— start —
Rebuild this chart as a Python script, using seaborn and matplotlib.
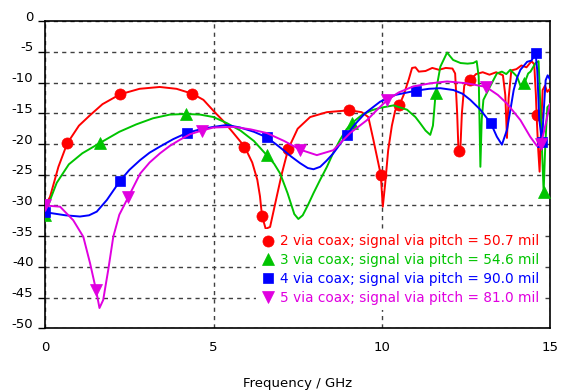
import numpy as np
import pandas as pd
import matplotlib
matplotlib.use("Agg")
import matplotlib.pyplot as plt
from matplotlib.transforms import ScaledTranslation
import seaborn as sns

# Insertion loss (dB) versus frequency (GHz) for the four coax via layouts
freq_2 = [0.0, 0.14, 0.39, 0.65, 1.0, 1.33, 1.7, 2.22, 2.8, 3.4, 3.9, 4.37, 4.7, 5.0, 5.3,
          5.59, 5.92, 6.15, 6.3, 6.38, 6.44, 6.55, 6.68, 6.78, 6.88, 7.03, 7.22, 7.5, 7.87,
          8.37, 9.03, 9.4, 9.6, 9.75, 9.97, 10.03, 10.1, 10.19, 10.3, 10.4, 10.52, 10.65,
          10.8, 10.9, 11.0, 11.1, 11.3, 11.5, 11.7, 11.9, 12.1, 12.18, 12.24, 12.28, 12.33,
          12.38, 12.45, 12.55, 12.63, 12.8, 13.0, 13.2, 13.4, 13.6, 13.67, 13.72, 13.77,
          13.85, 14.0, 14.15, 14.3, 14.45, 14.53, 14.58, 14.6, 14.65, 14.69, 14.73, 14.78,
          14.85, 14.92, 15.0]
loss_2 = [-30.0, -28.6, -23.7, -19.9, -17.0, -15.3, -13.5, -11.9, -11.0, -10.7, -11.0, -11.8,
          -12.8, -14.6, -16.3, -18.2, -20.4, -23.0, -25.8, -28.5, -31.7, -33.8, -33.5, -31.0,
          -28.5, -24.8, -20.8, -17.5, -15.6, -14.8, -14.5, -14.8, -15.6, -19.3, -25.0, -30.2,
          -26.5, -21.0, -17.0, -14.5, -13.7, -12.0, -9.5, -7.6, -7.5, -8.2, -8.1, -7.6, -7.9,
          -7.6, -7.7, -8.5, -15.0, -21.2, -21.5, -15.0, -10.5, -9.6, -9.6, -8.6, -8.3, -8.7,
          -8.3, -8.8, -12.0, -19.0, -12.5, -8.0, -7.8, -7.2, -7.5, -6.5, -7.0, -12.0, -15.2,
          -21.0, -24.5, -18.0, -11.2, -10.5, -11.5, -11.0]
marks_2 = [0.65, 2.22, 4.37, 5.92, 6.44, 7.22, 9.03, 9.97, 10.52, 12.28, 12.63, 14.6]

freq_3 = [0.0, 0.15, 0.34, 0.7, 1.1, 1.63, 2.2, 2.7, 3.2, 3.7, 4.18, 4.6, 5.0, 5.4, 5.8, 6.2,
          6.58, 6.8, 6.98, 7.2, 7.4, 7.52, 7.65, 7.8, 7.97, 8.17, 8.37, 8.56, 8.76, 8.95, 9.11,
          9.4, 9.7, 9.95, 10.35, 10.75, 11.0, 11.14, 11.3, 11.44, 11.52, 11.6, 11.74, 11.94,
          12.12, 12.34, 12.55, 12.72, 12.82, 12.88, 12.93, 12.97, 13.02, 13.22, 13.42, 13.57,
          13.7, 13.82, 14.02, 14.12, 14.24, 14.35, 14.42, 14.57, 14.66, 14.72, 14.81, 14.86,
          14.92, 15.0]
loss_3 = [-31.5, -29.0, -26.3, -23.3, -21.5, -19.8, -18.0, -16.8, -15.8, -15.2, -15.1, -15.2,
          -15.6, -16.6, -17.8, -19.5, -21.8, -23.2, -24.8, -28.0, -31.4, -32.2, -31.6, -30.0,
          -28.0, -25.8, -23.7, -21.4, -19.3, -17.6, -16.6, -15.3, -14.5, -14.1, -13.7, -14.4,
          -15.6, -16.6, -17.8, -18.5, -17.0, -11.7, -7.4, -5.1, -6.3, -6.8, -6.9, -6.8, -6.5,
          -9.0, -23.7, -16.0, -12.8, -10.6, -8.5, -8.2, -8.6, -7.9, -9.0, -10.5, -10.1, -8.5,
          -8.2, -6.8, -6.5, -15.0, -27.8, -20.0, -14.0, -13.5]
marks_3 = [0.0, 1.63, 4.18, 6.58, 9.11, 11.6, 14.24, 14.81]

freq_4 = [0.0, 0.24, 0.6, 1.03, 1.3, 1.53, 1.83, 2.22, 2.5, 2.82, 3.1, 3.41, 3.8, 4.2, 4.6, 5.0,
          5.39, 5.79, 6.2, 6.58, 6.85, 7.08, 7.3, 7.57, 7.8, 7.97, 8.17, 8.36, 8.56, 8.76, 8.96,
          9.2, 9.5, 9.95, 10.4, 11.02, 11.4, 11.74, 12.13, 12.4, 12.63, 12.93, 13.24, 13.42,
          13.57, 13.72, 13.82, 13.92, 14.02, 14.12, 14.32, 14.45, 14.57, 14.62, 14.68, 14.76,
          14.82, 14.87, 14.93, 15.0]
loss_4 = [-31.1, -31.3, -31.6, -31.8, -31.6, -31.0, -29.1, -26.0, -24.2, -22.6, -21.4, -20.4,
          -19.2, -18.2, -17.6, -17.2, -16.9, -17.3, -18.0, -18.9, -20.0, -21.0, -22.0, -23.1,
          -23.9, -24.1, -23.7, -22.7, -21.5, -20.0, -18.5, -16.8, -15.0, -13.1, -12.0, -11.3,
          -11.0, -10.9, -11.2, -11.8, -12.8, -14.4, -16.6, -18.8, -20.1, -17.7, -14.5, -11.2,
          -9.2, -7.9, -6.6, -6.4, -5.2, -8.0, -16.0, -19.6, -14.0, -9.6, -8.8, -9.5]
marks_4 = [0.0, 2.22, 4.2, 6.58, 8.96, 11.02, 13.24, 14.57, 14.76]

freq_5 = [0.0, 0.44, 0.83, 1.13, 1.33, 1.51, 1.61, 1.72, 1.87, 2.02, 2.2, 2.47, 2.82, 3.1, 3.41,
          3.7, 4.0, 4.3, 4.65, 5.0, 5.59, 6.1, 6.58, 7.1, 7.57, 8.07, 8.56, 9.06, 9.56, 9.9,
          10.15, 10.5, 10.94, 11.45, 11.94, 12.53, 13.1, 13.45, 13.72, 14.12, 14.41, 14.61,
          14.72, 14.81, 14.9, 15.0]
loss_5 = [-30.0, -30.2, -32.4, -35.1, -39.4, -43.8, -46.7, -45.4, -40.5, -35.1, -31.5, -28.6,
          -24.8, -23.0, -21.5, -20.3, -19.3, -18.4, -17.8, -17.3, -17.2, -17.6, -18.2, -19.5,
          -20.9, -21.8, -21.0, -18.2, -16.1, -14.2, -12.9, -11.6, -10.6, -10.1, -9.8, -10.1,
          -10.7, -12.0, -13.4, -16.1, -18.8, -20.3, -20.0, -18.2, -16.0, -13.4]
marks_5 = [0.0, 1.51, 2.47, 4.65, 7.57, 10.15, 13.1, 14.72]

labels = ["2 via coax; signal via pitch = 50.7 mil",
          "3 via coax; signal via pitch = 54.6 mil",
          "4 via coax; signal via pitch = 90.0 mil",
          "5 via coax; signal via pitch = 81.0 mil"]
colors = ["#ff0000", "#00c400", "#0000ff", "#e000e0"]
markers = ["o", "^", "s", "v"]
marker_sizes = [8, 8.5, 7.5, 8.5]

x_ticks = [0, 5, 10, 15]
y_ticks = [0, -5, -10, -15, -20, -25, -30, -35, -40, -45, -50]

sns.set_theme(style="white")
plt.rcParams["font.family"] = ["DejaVu Sans"]

fig = plt.figure(figsize=(5.62, 3.91), dpi=100)
ax = fig.add_axes([0.0806, 0.1604, 0.8981, 0.7852])

series = [(freq_2, loss_2, marks_2), (freq_3, loss_3, marks_3),
          (freq_4, loss_4, marks_4), (freq_5, loss_5, marks_5)]
for (f, v, m), lab, col, mk, ms in zip(series, labels, colors, markers, marker_sizes):
    df = pd.DataFrame({"f": f, "v": v})
    idx = [int(np.argmin(np.abs(np.asarray(f) - p))) for p in m]
    sns.lineplot(data=df, x="f", y="v", ax=ax, color=col, linewidth=1.4,
                 marker=mk, markersize=ms, markevery=idx, markeredgecolor=col,
                 markeredgewidth=0.5, label=lab, sort=False, estimator=None, zorder=3)

ax.set_xlim(0, 15)
ax.set_ylim(-50, 0)
ax.set_xticks(x_ticks)
ax.set_yticks(y_ticks)
ax.set_xticklabels([str(t) for t in x_ticks])
ax.set_yticklabels([str(t) for t in y_ticks])
ax.set_xlabel("Frequency / GHz", fontsize=9.5, color="black", labelpad=17)
ax.set_ylabel("")

ax.grid(True, color="#404040", linestyle=(0, (3, 3)), linewidth=1.0)
ax.set_axisbelow(True)
for s in ax.spines.values():
    s.set_color("black")
    s.set_linewidth(1.2)
    s.set_visible(True)

ax.tick_params(axis="x", length=0, pad=9, labelsize=9.5, colors="black")
ax.tick_params(axis="y", left=True, length=5, width=1.0, pad=3.5, labelsize=9.5,
               colors="black", direction="out")
offset = ScaledTranslation(0, 4 / 72, fig.dpi_scale_trans)
for lbl in ax.get_yticklabels():
    lbl.set_transform(lbl.get_transform() + offset)

leg = ax.legend(loc="upper left", bbox_to_anchor=(0.4555, 0.4143),
                bbox_transform=fig.transFigure, frameon=True, facecolor="white",
                edgecolor="none", framealpha=1.0, fancybox=False, fontsize=9.8,
                handlelength=1.0, handletextpad=0.4, labelspacing=0.35, borderpad=0.4,
                borderaxespad=0)
for h in leg.legend_handles:
    h.set_linestyle("None")
for t, col in zip(leg.get_texts(), colors):
    t.set_color(col)

fig.savefig("out.png", dpi=100)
— end —
AIM OF THE TASK: Could the lines from the top of the material through the line with "12.28, 12.63, 14.6]" be repeated exactly, pictures left out?

ANSWER FOR THIS EXERCISE:
Rebuild this chart as a Python script, using seaborn and matplotlib.
import numpy as np
import pandas as pd
import matplotlib
matplotlib.use("Agg")
import matplotlib.pyplot as plt
from matplotlib.transforms import ScaledTranslation
import seaborn as sns

# Insertion loss (dB) versus frequency (GHz) for the four coax via layouts
freq_2 = [0.0, 0.14, 0.39, 0.65, 1.0, 1.33, 1.7, 2.22, 2.8, 3.4, 3.9, 4.37, 4.7, 5.0, 5.3,
          5.59, 5.92, 6.15, 6.3, 6.38, 6.44, 6.55, 6.68, 6.78, 6.88, 7.03, 7.22, 7.5, 7.87,
          8.37, 9.03, 9.4, 9.6, 9.75, 9.97, 10.03, 10.1, 10.19, 10.3, 10.4, 10.52, 10.65,
          10.8, 10.9, 11.0, 11.1, 11.3, 11.5, 11.7, 11.9, 12.1, 12.18, 12.24, 12.28, 12.33,
          12.38, 12.45, 12.55, 12.63, 12.8, 13.0, 13.2, 13.4, 13.6, 13.67, 13.72, 13.77,
          13.85, 14.0, 14.15, 14.3, 14.45, 14.53, 14.58, 14.6, 14.65, 14.69, 14.73, 14.78,
          14.85, 14.92, 15.0]
loss_2 = [-30.0, -28.6, -23.7, -19.9, -17.0, -15.3, -13.5, -11.9, -11.0, -10.7, -11.0, -11.8,
          -12.8, -14.6, -16.3, -18.2, -20.4, -23.0, -25.8, -28.5, -31.7, -33.8, -33.5, -31.0,
          -28.5, -24.8, -20.8, -17.5, -15.6, -14.8, -14.5, -14.8, -15.6, -19.3, -25.0, -30.2,
          -26.5, -21.0, -17.0, -14.5, -13.7, -12.0, -9.5, -7.6, -7.5, -8.2, -8.1, -7.6, -7.9,
          -7.6, -7.7, -8.5, -15.0, -21.2, -21.5, -15.0, -10.5, -9.6, -9.6, -8.6, -8.3, -8.7,
          -8.3, -8.8, -12.0, -19.0, -12.5, -8.0, -7.8, -7.2, -7.5, -6.5, -7.0, -12.0, -15.2,
          -21.0, -24.5, -18.0, -11.2, -10.5, -11.5, -11.0]
marks_2 = [0.65, 2.22, 4.37, 5.92, 6.44, 7.22, 9.03, 9.97, 10.52, 12.28, 12.63, 14.6]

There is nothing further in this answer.